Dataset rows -

════

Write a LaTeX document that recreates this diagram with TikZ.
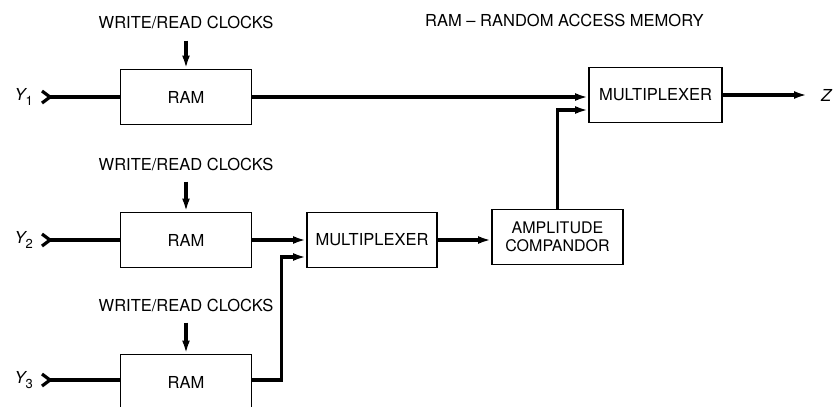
\documentclass[tikz,border=0pt]{standalone}
\usepackage{fontspec}
\setmainfont{TeX Gyre Heros}
\usetikzlibrary{arrows.meta, positioning, calc}

\begin{document}
\begin{tikzpicture}[x=1pt, y=-1pt, >={Latex[length=13pt,width=8pt]},
  line join=miter, font=\fontsize{16.5}{19}\selectfont,
  block/.style={draw, line width=1.9pt, minimum width=131pt, minimum height=55pt,
                inner sep=0pt, align=center},
  wire/.style={line width=3.2pt},
  lbl/.style={inner sep=0pt}]

  \useasboundingbox (0,0) rectangle (833,407);

  %% ---- blocks ----
  \node[block] (ram1) at (186,97) {RAM};
  \node[block] (ram2) at (186,240) {RAM};
  \node[block] (ram3) at (186,382) {RAM};
  \node[block, minimum width=133pt] (mux1) at (655.5,95) {MULTIPLEXER};
  \node[block, minimum width=130pt] (mux2) at (372,240) {MULTIPLEXER};
  \node[block, font=\fontsize{16}{18}\selectfont] (comp) at (557.5,237)
    {AMPLITUDE\\COMPANDOR};

  %% ---- clock labels ----
  \node[lbl] (clk1) at (186,23)  {WRITE/READ CLOCKS};
  \node[lbl] (clk2) at (186,164) {WRITE/READ CLOCKS};
  \node[lbl] (clk3) at (186,305) {WRITE/READ CLOCKS};
  \draw[wire,->] ([yshift=-11pt]clk1.south) -- (ram1.north);
  \draw[wire,->] ([yshift=-11pt]clk2.south) -- (ram2.north);
  \draw[wire,->] ([yshift=-11pt]clk3.south) -- (ram3.north);

  %% ---- note ----
  \node[lbl, anchor=west] (note) at (425,20) {RAM -- RANDOM ACCESS MEMORY};

  %% ---- inputs Y1..Y3 (chevron tails) ----
  \coordinate (in1) at (50,97);
  \coordinate (in2) at (50,240);
  \coordinate (in3) at (50,380);
  \node[lbl, left=17pt of in1] (y1) {\itshape Y\raisebox{-0.5ex}{\upshape\fontsize{13}{14}\selectfont 1}};
  \node[lbl, left=17pt of in2] (y2) {\itshape Y\raisebox{-0.5ex}{\upshape\fontsize{13}{14}\selectfont 2}};
  \node[lbl, left=17pt of in3] (y3) {\itshape Y\raisebox{-0.5ex}{\upshape\fontsize{13}{14}\selectfont 3}};
  \draw[wire] ($(in1)+(-8,-6)$) -- (in1) -- ($(in1)+(-8,6)$);
  \draw[wire] ($(in2)+(-8,-6)$) -- (in2) -- ($(in2)+(-8,6)$);
  \draw[wire] ($(in3)+(-8,-6)$) -- (in3) -- ($(in3)+(-8,6)$);
  \draw[wire] (in1) -- (in1 -| ram1.west);
  \draw[wire] (in2) -- (in2 -| ram2.west);
  \draw[wire] (in3) -- (in3 -| ram3.west);

  %% ---- signal path ----
  \draw[wire,->] (ram1.east) -- (ram1.east -| mux1.west);
  \draw[wire,->] (comp.north) |- ($(mux1.west)+(0,15)$);
  \draw[wire,->] (ram2.east) -- (ram2.east -| mux2.west);
  \draw[wire,->] (in3 -| ram3.east) -- ++(29,0) |- ($(mux2.west)+(0,17)$);
  \draw[wire,->] (mux2.east) -- (mux2.east -| comp.west);

  %% ---- output Z ----
  \coordinate (zend) at (807,95);
  \draw[wire,->] (mux1.east) -- (zend);
  \node[lbl, right=14pt of zend] (z) {\itshape Z};

\end{tikzpicture}
\end{document}
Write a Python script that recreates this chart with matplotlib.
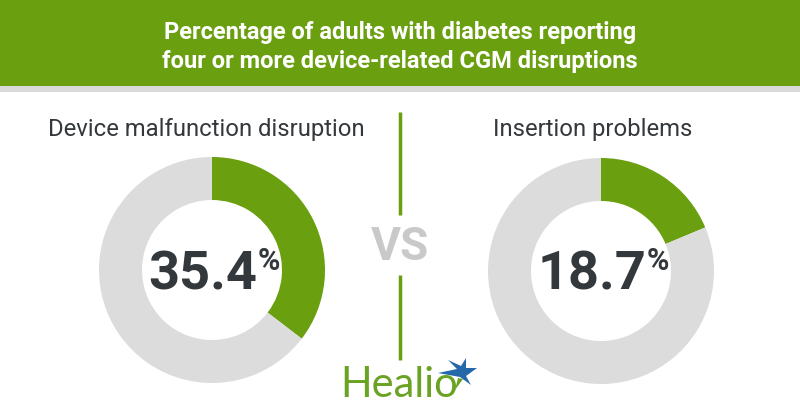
import matplotlib.pyplot as plt
from matplotlib.patches import Rectangle, Polygon

# data
title_lines = [
    "Percentage of adults with diabetes reporting",
    "four or more device-related CGM disruptions",
]
categories = ["Device malfunction disruption", "Insertion problems"]
percentages = [35.4, 18.7]

GREEN = "#6a9f10"
LIGHT_GRAY = "#dcdcdc"
DARK = "#33383c"

W, H = 800, 420


def y_(v):
    # image-style y (top down) -> axes y (bottom up)
    return H - v


fig = plt.figure(figsize=(8, 4.2), dpi=100)
ax = fig.add_axes([0, 0, 1, 1])

# header band
ax.add_patch(Rectangle((0, y_(86)), W, 86, color=GREEN, lw=0))
ax.add_patch(Rectangle((0, y_(92)), W, 6, color="#dadada", lw=0))
for i, line in enumerate(title_lines):
    ax.text(
        400, y_(39 + 29 * i), line,
        ha="center", va="baseline", color="white",
        fontsize=17, fontweight="bold", family="Roboto",
    )

# donuts
centers = [(212, 270), (601, 271)]
label_x = [206, 593]
for pct, cat, (cx, cy), lx in zip(percentages, categories, centers, label_x):
    ax.pie(
        [pct, 100 - pct],
        colors=[GREEN, LIGHT_GRAY],
        startangle=90,
        counterclock=False,
        center=(cx, y_(cy)),
        radius=113,
        wedgeprops=dict(width=43, linewidth=0),
        frame=True,
    )
    ax.text(
        lx, y_(136), cat, ha="center", va="baseline",
        fontsize=17.2, color=DARK, family="Roboto",
    )
    ax.text(
        cx + 45, y_(289), f"{pct:.1f}", ha="right", va="baseline",
        fontsize=39, fontweight="bold", color=DARK, family="Roboto",
    )
    ax.text(
        cx + 46, y_(246), "%", ha="left", va="top",
        fontsize=22, fontweight="bold", color=DARK, family="Roboto",
    )

# divider and VS
ax.plot([400, 400], [y_(112), y_(215)], color=GREEN, lw=2.5, solid_capstyle="butt")
ax.plot([400, 400], [y_(275), y_(360)], color=GREEN, lw=2.5, solid_capstyle="butt")
ax.text(
    400, y_(247), "VS", ha="center", va="center",
    fontsize=33, fontweight="bold", color="#c9c9c9", family="Roboto",
)

# Healio logo
ax.text(
    340, y_(397), "Healio", ha="left", va="baseline",
    fontsize=30, color="#6aa324", family="Lato",
)
star = [(438, 373), (457, 369), (448, 360), (461, 366), (466, 358),
        (466, 368), (477, 368), (466, 376), (471, 385), (460, 377)]
ax.add_patch(Polygon([(x, y_(y)) for x, y in star], closed=True,
                     color="#2468aa", lw=0))
ax.add_patch(Polygon([(x, y_(y)) for x, y in [(455, 390), (458, 378), (463, 379)]],
                     closed=True, color="#6aa324", lw=0))

ax.set_xlim(0, W)
ax.set_ylim(0, H)
ax.set_aspect("auto")
ax.axis("off")

fig.savefig("out.png", dpi=100, facecolor="white")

════

GIVEN EXERCISE -
From the first line above through the line containing "anchor=west] (note) at", copy everything exactly, without the pictures.

EXERCISE OUTPUT -
Write a LaTeX document that recreates this diagram with TikZ.
\documentclass[tikz,border=0pt]{standalone}
\usepackage{fontspec}
\setmainfont{TeX Gyre Heros}
\usetikzlibrary{arrows.meta, positioning, calc}

\begin{document}
\begin{tikzpicture}[x=1pt, y=-1pt, >={Latex[length=13pt,width=8pt]},
  line join=miter, font=\fontsize{16.5}{19}\selectfont,
  block/.style={draw, line width=1.9pt, minimum width=131pt, minimum height=55pt,
                inner sep=0pt, align=center},
  wire/.style={line width=3.2pt},
  lbl/.style={inner sep=0pt}]

  \useasboundingbox (0,0) rectangle (833,407);

  %% ---- blocks ----
  \node[block] (ram1) at (186,97) {RAM};
  \node[block] (ram2) at (186,240) {RAM};
  \node[block] (ram3) at (186,382) {RAM};
  \node[block, minimum width=133pt] (mux1) at (655.5,95) {MULTIPLEXER};
  \node[block, minimum width=130pt] (mux2) at (372,240) {MULTIPLEXER};
  \node[block, font=\fontsize{16}{18}\selectfont] (comp) at (557.5,237)
    {AMPLITUDE\\COMPANDOR};

  %% ---- clock labels ----
  \node[lbl] (clk1) at (186,23)  {WRITE/READ CLOCKS};
  \node[lbl] (clk2) at (186,164) {WRITE/READ CLOCKS};
  \node[lbl] (clk3) at (186,305) {WRITE/READ CLOCKS};
  \draw[wire,->] ([yshift=-11pt]clk1.south) -- (ram1.north);
  \draw[wire,->] ([yshift=-11pt]clk2.south) -- (ram2.north);
  \draw[wire,->] ([yshift=-11pt]clk3.south) -- (ram3.north);

  %% ---- note ----
  \node[lbl, anchor=west] (note) at (425,20) {RAM -- RANDOM ACCESS MEMORY};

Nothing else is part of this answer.